Quanto a esta questão, quem escreve este texto (ou seja, eu; que escreve “quem escreve este texto” apenas por falsa modéstia ou para não ser acusado de só olhar para o próprio umbigo) é radicalmente inclinado para o lado das antiguidades. É paradoxal: detesto o meu passado pessoal, mas adoro o pretérito da humanidade. Sempre fui o último consumidor de inovações tecnológicas em troca de me meter num asa dura apenas pra caçar dinossauros. Se não pudesse vender e com o dinheiro apurado viajar, não trocaria jamais dois meses em Lisboa por dezenas de casas na praia; um mês em Paris por dois Honda zero quilômetro; uma semana na Grécia por quatrocentos DVDs.

Um antitabagista radical abordou certa vez um fumante inveterado, que se encontrava a fumar charutos à calçada de um edifício de vinte andares, com a seguinte lengalenga: “Estive fazendo contas.
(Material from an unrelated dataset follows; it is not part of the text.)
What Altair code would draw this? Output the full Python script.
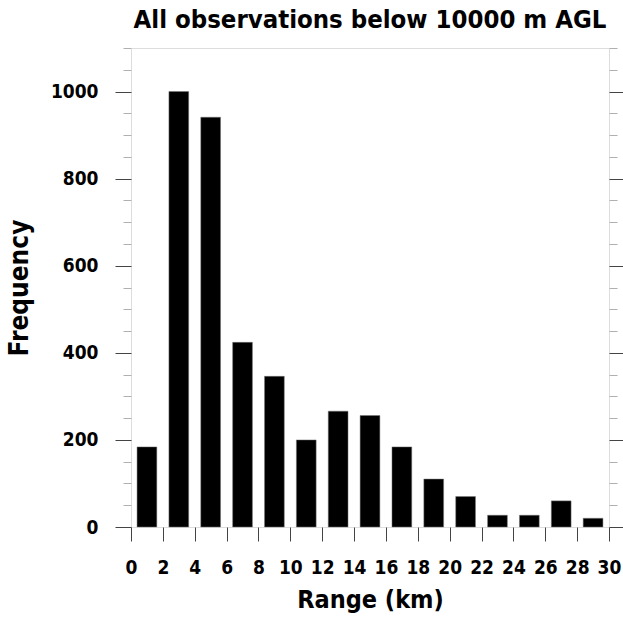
import altair as alt
import pandas as pd

# Histogram of observation ranges (2 km bins)
bin_centers = [1, 3, 5, 7, 9, 11, 13, 15, 17, 19, 21, 23, 25, 27, 29]
counts = [184, 1000, 941, 424, 346, 200, 266, 256, 184, 110, 70, 27, 27, 60, 20]

x_ticks = list(range(0, 31, 2))
y_ticks = list(range(0, 1101, 50))

FONT = "DejaVu Sans Condensed"
FRAME = "#444444"
MINOR = "#b0b0b0"

df = pd.DataFrame({"center": bin_centers, "count": counts})

major_test = "datum.value % 200 === 0"

x_scale = alt.Scale(domain=[0, 30], nice=False, zero=False)
y_scale = alt.Scale(domain=[0, 1100], nice=False, zero=True)

x_axis = alt.Axis(
    values=x_ticks,
    title="Range (km)",
    tickSize=14,
    tickColor=FRAME,
    tickWidth=1,
    domain=False,
    grid=False,
    labelFont=FONT,
    labelFontSize=19,
    labelFontWeight="bold",
    labelColor="black",
    labelPadding=17,
    labelFlush=False,
    titleFont=FONT,
    titleFontSize=25,
    titleFontWeight="bold",
    titleColor="black",
    titlePadding=10,
)

left_axis = alt.Axis(
    values=y_ticks,
    orient="left",
    title="Frequency",
    format="d",
    labelExpr="datum.value % 200 === 0 ? datum.label : ''",
    tickSize={"condition": {"test": major_test, "value": 16}, "value": 8},
    tickColor={"condition": {"test": major_test, "value": FRAME}, "value": MINOR},
    tickWidth=1,
    domain=False,
    grid=False,
    labelFont=FONT,
    labelFontSize=19,
    labelFontWeight="bold",
    labelColor="black",
    labelPadding=17,
    titleFont=FONT,
    titleFontSize=26,
    titleFontWeight="bold",
    titleColor="black",
    titlePadding=18,
)

right_axis = alt.Axis(
    values=y_ticks,
    orient="right",
    title=None,
    labels=False,
    tickSize={"condition": {"test": major_test, "value": 14}, "value": 8},
    tickColor={"condition": {"test": major_test, "value": FRAME}, "value": MINOR},
    tickWidth=1,
    domain=False,
    grid=False,
)

base = alt.Chart(df).transform_calculate(
    lo="datum.center - 0.62",
    hi="datum.center + 0.62",
    zero="0",
)

bars = base.mark_bar(color="black", stroke="#777777", strokeWidth=0.5).encode(
    x=alt.X("lo:Q", scale=x_scale, axis=x_axis),
    x2="hi:Q",
    y=alt.Y("count:Q", scale=y_scale, axis=left_axis),
    y2="zero:Q",
)

right_ticks = base.mark_bar(opacity=0).encode(
    x=alt.X("lo:Q", scale=x_scale, axis=x_axis),
    x2="hi:Q",
    y=alt.Y("count:Q", scale=y_scale, axis=right_axis),
    y2="zero:Q",
)

chart = (
    alt.layer(bars, right_ticks)
    .resolve_scale(y="shared")
    .resolve_axis(y="independent")
    .properties(
        width=478,
        height=479,
        title=alt.TitleParams(
            "All observations below 10000 m AGL",
            font=FONT,
            fontSize=25.5,
            fontWeight="bold",
            color="black",
            anchor="middle",
            offset=14,
        ),
        autosize=alt.AutoSizeParams(type="none"),
        padding={"left": 131, "top": 48, "right": 14, "bottom": 94},
    )
    .configure_view(stroke=FRAME, strokeWidth=1.5)
    .configure(background="white")
)

chart.save("out.html", embed_options={"renderer": "svg", "actions": False})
Desde o dia que passei por aqui pela primeira vez até hoje contei quantos charutos o senhor fumou e cheguei à conclusão de que se não os tivesse fumado a quantia economizada seria suficiente para comprar um edifício igual a este!” “O senhor fuma?” Retrucou o fumante. “Não, claro que não. Jamais fumei!” “Possui quantos edifícios iguais a este?” “Nenhum!” “Pois eu fumo, este edifício é meu, aqueles que estão às suas costas também me pertencem e possuo mais de duas dúzias de outros espalhados por toda esta cidade!” É uma história interessante e encerra uma belíssima lição muito bem aplicada a quem se mete em campanhas contra o fumo, contra o álcool e outros vícios alheios. Porém jamais se aplicaria a mim. Primeiro, porque não fumo; depois porque se eu tivesse assim tanto dinheiro de nada iria me servir ter edifícios. Não haveria como morar neles; nem como administrá-los, pois viveria de arribada para o país das velharias.